The drawing entered the RKD with the Piek collection in the 1950s. Other sheets from the donation were lent via the predecessor of the Netherlands Institute for Cultural Heritage to various Dutch museums and archives. However, because it bore the stamp of the Kungliga Akademien för de fria konsterna, the Bramer drawing was held back. An attempt at the time to arrange for its return was unsuccessful, for reasons that cannot now be ascertained. Nor is it known how the sheet entered the Piek collection. The assumption is that it was stolen before 1940 and was sold in the art trade.
As the CODART ACHT study trip loomed into view, Dumas, who is a member of the CODART program committee, took up contact with the chief curator of the Academy art collection, Eva-Lena Bengtsson, She was able to confirm that the drawing was missing and that it had not been de-accessioned. It was agreed that it would be returned during the trip.

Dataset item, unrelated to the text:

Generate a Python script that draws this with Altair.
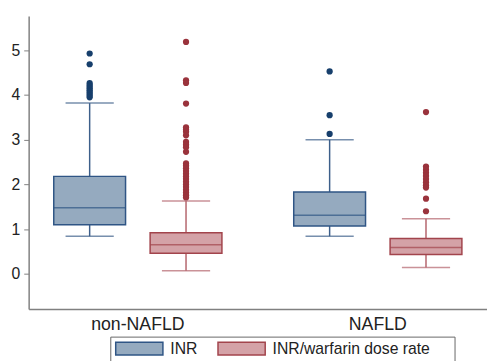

The sheet measures 22.4 x 38.5 cm. It is drawn on both sides in pen and brush in India ink. The representations on both sides are designs for lunette-shaped wall paintings. One side shows a group of about 20 soldiers sauntering through an Italian town. On the other side there are about 12 soldiers looking over a balustrade.
The sheet is mentioned in O. Granberg, Inventaire générale des tresors d’art en Suede, vol. 1, 1911, nr. 511, pl. 66 and in H. Wichmann, Leonaert Bramer: sein Leben und seine Kunst, Leipzig 1923, p. 204, nr. 229.